A background for perturbative string theory is a choice of 2-dimensional superconformal QFT of central charge -15. This can be interpreted as describing an effective target space geometry which is a solution to a higher dimensional supergravity theory with higher curvature corrections. A "solution" to string theory is a solution of the equations of motion of that. At least without non-perturbative effects taken into account.

See on the nLab: landscape of string theory vacua for more.

I thought string theory was supposed to be finite, why do perturbative series still diverge?

String theory is thought to be loop-wise finite, thus being a renormalized perturbative theory. No sensible remormalized perturbative QFT can have converging perturbation series. The perturbation series must be an asymptotic series to be realistic, and it comes out exactly like this in string perturbation theory.

See at the String Theory FAQ on the nLab the item Isn’t it fatal that the string perturbation series does not converge?

Is there any experimental technique to limit the number of 'solutions'? Will experimental techniques be able to pinpoint a solution within present day string theorists' lifetimes too?

Models that have been and are being built in string phenomenology approximate the standard model to more detail than probably most people are aware the standard model even has. Check out some of the references there. Given the slow but continuous flow of new articles on these matter, one sees that some people are slowly but surely working on improving ever further. Check out the references at string phenomenology.

[edit: I have now added a corresponding item to the nLab String Theory FAQ: What does it mean to say that string theory has a “landscape of solutions”?]

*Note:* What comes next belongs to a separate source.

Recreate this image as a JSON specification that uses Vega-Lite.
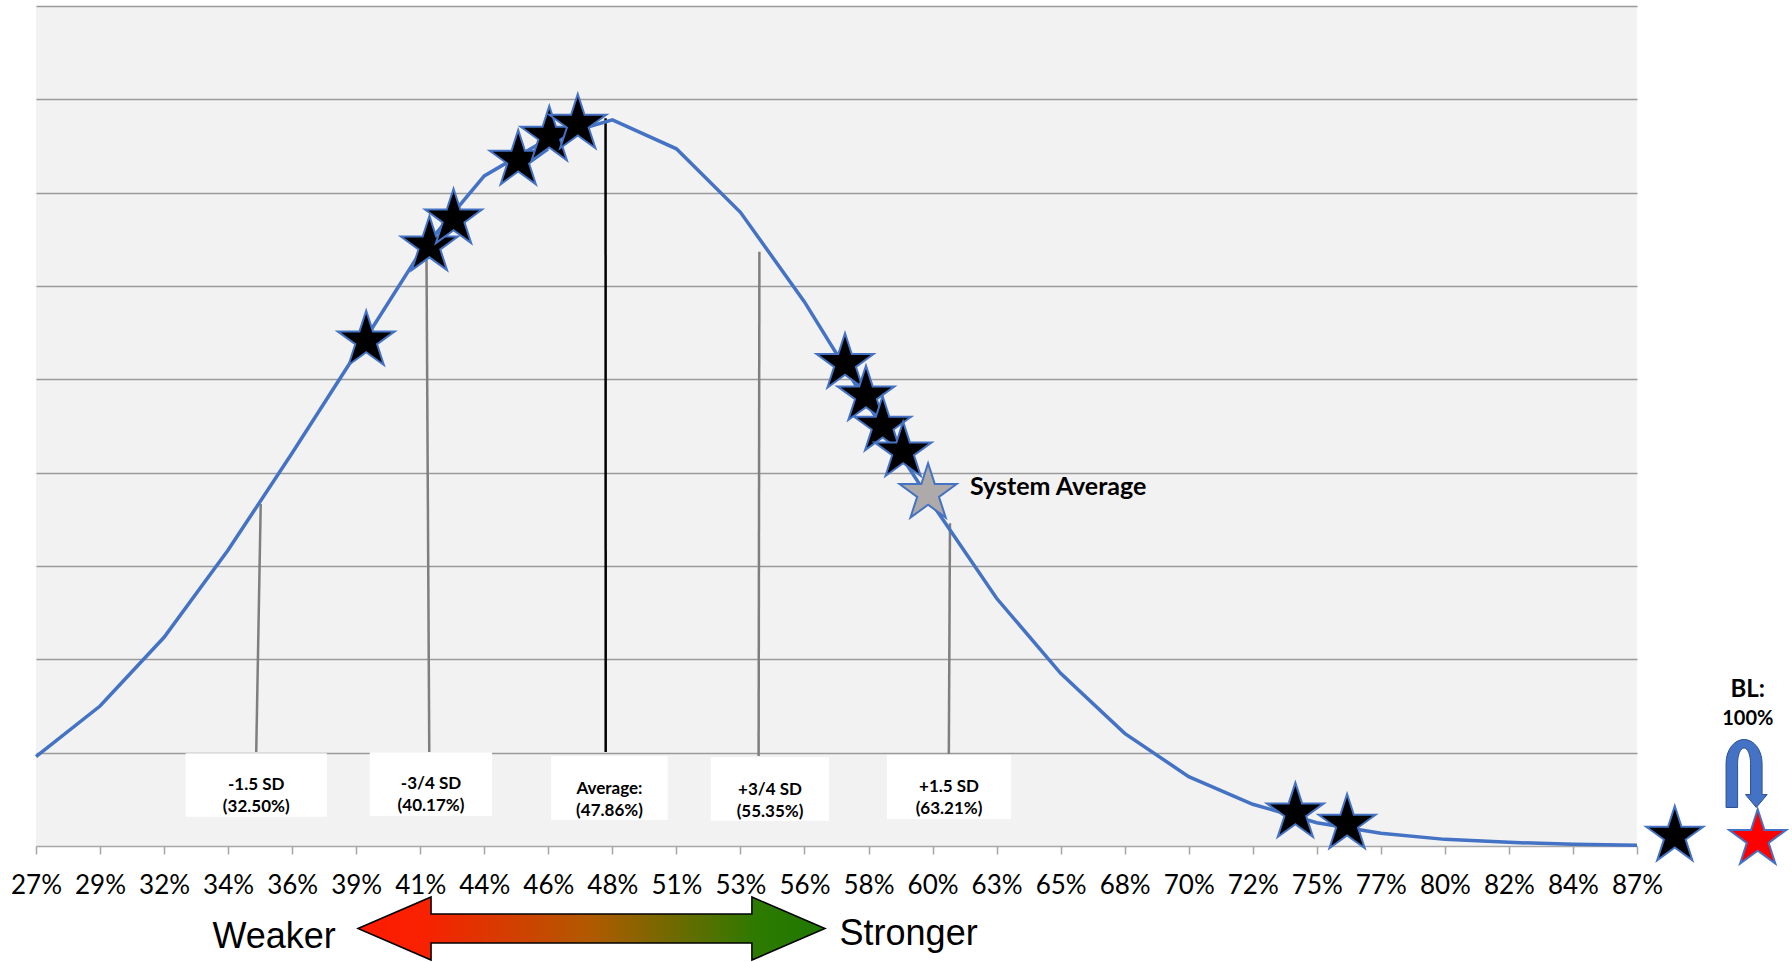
{
  "$schema": "https://vega.github.io/schema/vega-lite/v6.json",
  "width": 1601,
  "height": 840,
  "autosize": {"type": "none"},
  "padding": {"left": 36, "top": 6, "right": 155, "bottom": 116},
  "background": "white",
  "config": {"view": {"fill": "#f2f2f2", "stroke": null}},
  "datasets": {
    "curve": [
      {"i": 0, "v": 0.957}, {"i": 1, "v": 1.5}, {"i": 2, "v": 2.236}, {"i": 3, "v": 3.171},
      {"i": 4, "v": 4.21}, {"i": 5, "v": 5.28}, {"i": 6, "v": 6.36}, {"i": 7, "v": 7.18},
      {"i": 8, "v": 7.58}, {"i": 9, "v": 7.78}, {"i": 10, "v": 7.47}, {"i": 11, "v": 6.79},
      {"i": 12, "v": 5.83}, {"i": 13, "v": 4.72}, {"i": 14, "v": 3.66}, {"i": 15, "v": 2.654},
      {"i": 16, "v": 1.85}, {"i": 17, "v": 1.207}, {"i": 18, "v": 0.743}, {"i": 19, "v": 0.447},
      {"i": 20, "v": 0.25}, {"i": 21, "v": 0.136}, {"i": 22, "v": 0.071}, {"i": 23, "v": 0.039},
      {"i": 24, "v": 0.018}, {"i": 25, "v": 0.007}
    ],
    "sdlines": [
      {"i": 3.509, "v": 3.664, "i2": 3.439, "v2": 1.007, "kind": "sd"},
      {"i": 6.098, "v": 6.279, "i2": 6.141, "v2": 1.007, "kind": "sd"},
      {"i": 8.894, "v": 7.797, "i2": 8.896, "v2": 1.007, "kind": "avg"},
      {"i": 11.296, "v": 6.368, "i2": 11.284, "v2": 0.964, "kind": "sd"},
      {"i": 14.272, "v": 3.457, "i2": 14.254, "v2": 0.986, "kind": "sd"}
    ],
    "boxes": [
      {"i": 2.336, "i2": 4.542, "v": 0.993, "v2": 0.314},
      {"i": 5.212, "i2": 7.122, "v": 1.004, "v2": 0.321},
      {"i": 8.045, "i2": 9.864, "v": 0.964, "v2": 0.279},
      {"i": 10.537, "i2": 12.383, "v": 0.95, "v2": 0.271},
      {"i": 13.288, "i2": 15.225, "v": 0.975, "v2": 0.289}
    ],
    "boxlabels": [
      {"i": 3.439, "v": 0.654, "label": "-1.5 SD\n(32.50%)"},
      {"i": 6.168, "v": 0.664, "label": "-3/4 SD\n(40.17%)"},
      {"i": 8.955, "v": 0.611, "label": "Average:\n(47.86%)"},
      {"i": 11.462, "v": 0.6, "label": "+3/4 SD\n(55.35%)"},
      {"i": 14.257, "v": 0.627, "label": "+1.5 SD\n(63.21%)"}
    ],
    "stars": [
      {"i": 5.156, "v": 5.414, "kind": "unit"},
      {"i": 6.143, "v": 6.43, "kind": "unit"},
      {"i": 6.52, "v": 6.72, "kind": "unit"},
      {"i": 7.53, "v": 7.35, "kind": "unit"},
      {"i": 8.015, "v": 7.607, "kind": "unit"},
      {"i": 8.46, "v": 7.736, "kind": "unit"},
      {"i": 12.633, "v": 5.172, "kind": "unit"},
      {"i": 12.96, "v": 4.825, "kind": "unit"},
      {"i": 13.22, "v": 4.5, "kind": "unit"},
      {"i": 13.54, "v": 4.225, "kind": "unit"},
      {"i": 13.93, "v": 3.779, "kind": "system"},
      {"i": 19.665, "v": 0.357, "kind": "unit"},
      {"i": 20.473, "v": 0.236, "kind": "unit"},
      {"i": 25.59, "v": 0.107, "kind": "unit"},
      {"i": 26.885, "v": 0.072, "kind": "bl"}
    ]
  },
  "encoding": {
    "x": {
      "field": "i", "type": "quantitative",
      "scale": {"domain": [0, 25], "nice": false, "zero": false},
      "axis": {
        "values": [0,1,2,3,4,5,6,7,8,9,10,11,12,13,14,15,16,17,18,19,20,21,22,23,24,25],
        "labelExpr": "['27%','29%','32%','34%','36%','39%','41%','44%','46%','48%','51%','53%','56%','58%','60%','63%','65%','68%','70%','72%','75%','77%','80%','82%','84%','87%'][datum.value]",
        "labelFont": "Lato", "labelFontSize": 26, "labelColor": "#000000",
        "labelPadding": 18, "labelFlush": false, "labelOverlap": false, "labelBound": false,
        "tickSize": 8, "tickColor": "#a6a6a6", "tickWidth": 1.5,
        "domainColor": "#a6a6a6", "domainWidth": 1.5,
        "grid": false, "title": null
      }
    },
    "y": {
      "field": "v", "type": "quantitative",
      "scale": {"domain": [0, 9], "nice": false, "zero": false},
      "axis": {
        "values": [1, 2, 3, 4, 5, 6, 7, 8, 9],
        "grid": true, "gridColor": "#9a9a9a", "gridWidth": 1.5, "gridOpacity": 1,
        "labels": false, "ticks": false, "domain": false, "title": null
      }
    }
  },
  "layer": [
    {
      "data": {"name": "sdlines"},
      "mark": {"type": "rule", "strokeWidth": 2.5},
      "encoding": {
        "x2": {"field": "i2"},
        "y2": {"field": "v2"},
        "color": {"field": "kind", "type": "nominal", "scale": {"domain": ["sd", "avg"], "range": ["#7f7f7f", "#000000"]}, "legend": null}
      }
    },
    {
      "data": {"name": "boxes"},
      "mark": {"type": "rect", "color": "#ffffff"},
      "encoding": {"x2": {"field": "i2"}, "y2": {"field": "v2"}}
    },
    {
      "data": {"name": "boxlabels"},
      "mark": {"type": "text", "font": "Lato", "fontWeight": "bold", "fontSize": 17, "lineBreak": "\n", "lineHeight": 22, "align": "center", "baseline": "middle", "color": "#000000"},
      "encoding": {"text": {"field": "label"}}
    },
    {
      "data": {"name": "curve"},
      "mark": {"type": "line", "color": "#4472c4", "strokeWidth": 3.5}
    },
    {
      "data": {"name": "stars"},
      "mark": {
        "type": "point", "filled": true, "opacity": 1, "size": 3600,
        "shape": "M0,-1L0.2245,-0.309L0.9511,-0.309L0.3633,0.118L0.5878,0.809L0,0.382L-0.5878,0.809L-0.3633,0.118L-0.9511,-0.309L-0.2245,-0.309Z",
        "stroke": "#4472c4", "strokeWidth": 2
      },
      "encoding": {
        "fill": {"field": "kind", "type": "nominal", "scale": {"domain": ["unit", "system", "bl"], "range": ["#000000", "#aeaaaa", "#ff0000"]}, "legend": null}
      }
    },
    {
      "data": {"values": [{"i": 14.584, "v": 3.761, "label": "System Average"}]},
      "mark": {"type": "text", "font": "Lato", "fontWeight": "bold", "fontSize": 25, "align": "left", "baseline": "alphabetic", "color": "#000000"},
      "encoding": {"text": {"field": "label"}}
    },
    {
      "data": {"values": [{"i": 3.719, "v": -1.093, "label": "Weaker"}, {"i": 13.626, "v": -1.061, "label": "Stronger"}]},
      "mark": {"type": "text", "font": "Liberation Sans", "fontSize": 36, "align": "center", "baseline": "alphabetic", "color": "#000000"},
      "encoding": {"text": {"field": "label"}}
    },
    {
      "data": {"values": [{"i": 26.73, "v": 1.6, "label": "BL:"}]},
      "mark": {"type": "text", "font": "Lato", "fontWeight": "bold", "fontSize": 24, "align": "center", "baseline": "alphabetic", "color": "#000000"},
      "encoding": {"text": {"field": "label"}}
    },
    {
      "data": {"values": [{"i": 26.73, "v": 1.296, "label": "100%"}]},
      "mark": {"type": "text", "font": "Lato", "fontWeight": "bold", "fontSize": 20, "align": "center", "baseline": "alphabetic", "color": "#000000"},
      "encoding": {"text": {"field": "label"}}
    },
    {
      "data": {"values": [{"i": 8.674, "v": -0.884, "label": "scale"}]},
      "mark": {
        "type": "point", "filled": true, "opacity": 1, "size": 218089,
        "shape": "M-1,0L-0.687,-0.135L-0.687,-0.062L0.687,-0.062L0.687,-0.135L1,0L0.687,0.135L0.687,0.062L-0.687,0.062L-0.687,0.135Z",
        "fill": {"gradient": "linear", "x1": 0, "y1": 0, "x2": 1, "y2": 0, "stops": [
          {"offset": 0, "color": "#ff1a00"}, {"offset": 0.15, "color": "#f72200"},
          {"offset": 0.5, "color": "#b05a00"}, {"offset": 0.85, "color": "#2e7a00"}, {"offset": 1, "color": "#1e7800"}
        ]},
        "stroke": "#000000", "strokeWidth": 1.5
      }
    },
    {
      "data": {"values": [{"i": 26.725, "v": 0.777, "label": "uturn"}]},
      "mark": {
        "type": "point", "filled": true, "opacity": 1, "size": 4624,
        "shape": "M-0.63,1L-0.63,-0.3C-0.63,-0.6866,-0.3927,-1,-0.1,-1C0.1927,-1,0.43,-0.6866,0.43,-0.3L0.43,0.62L0.58,0.62L0.26,1L-0.06,0.62L0.09,0.62L0.09,-0.3C0.09,-0.5485,0.0049,-0.75,-0.1,-0.75C-0.2049,-0.75,-0.29,-0.5485,-0.29,-0.3L-0.29,1Z",
        "fill": "#4472c4", "stroke": "#2f528f", "strokeWidth": 1
      }
    }
  ]
}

• No, that number 10^500 which has become so famous in public discussion plays no specific role. It is just a generic example of the following counting: 1. IF one assumes that 10 spacetime is compactified on a Calabi-Yau (which one used to be interested in (only) because this makes the effective 4d thory N=1 supersymmetric) and 2. IF one considers type II "flux vacua", then the highr form fields of string theory (the higher electromagnetic fields, if you wish) are quantized/constrained to have integral periods over the cycles of the compact Calabi-Yau. It is this quantization condition, akin... – Urs Schreiber Aug 27 '13 at 16:37
• ...akin to the Dirac charge quantization condition which makes anything finite in this game at all. Moreover, the higher these integral periods are, the more they contribute to some potential energy. Some other constraints say that this energy cannot be too big. So as a rule of thumb on says that one has a choice between 10 different values for each such flux field on each cycle. Similarly, as a rule of thumb, one says that a generic Calabi-Yau has 500 nontrivial cylces, give or take a few hundred. The conclusion of this thumb-counting is that the number of choices for the flux fields is... – Urs Schreiber Aug 27 '13 at 16:39
• ... is 10 per cycle, and 500 times a choice of 10, hence 10^500 choices. As you see, this number is hand-waving incarnate and the only information it carries is this: look, while there are finitely many of choices of internal flux, due to a charge quantization condition, on a typical Calabi-Yau there are still quite a few such choices. – Urs Schreiber Aug 27 '13 at 16:41
• I have now added a corresponding item to the nLab String Theory FAQ: ncatlab.org/nlab/show/… – Urs Schreiber Aug 27 '13 at 17:35

One way to understand the landscape is as the space that arises from compactifying a higher-dimensional theory in multiple possible ways. In 10-dimensional string theories, for instance, you usually compactify your theory on Calabi-Yau manifolds with 3 complex (6 real) dimensions, which is convenient because it gives you a compactified theory with $\mathcal{N}=1$ supersymmetry (you'd choose a different manifold if the world happens to have a higher level of supersymmetry). Analogously, in 11-dimensional M-theory, you compactify on 7-dimensional manifolds with $G(2)$ holonomy, which is just as convenient.

But there are a large number of such manifolds, so you have a large number of 4-dimensional solutions.

The way you test for the right vacuum is by looking at the phenomenological predictions made by each theory, or classes of theories -- mass ratios and such -- and check if they meet our observations.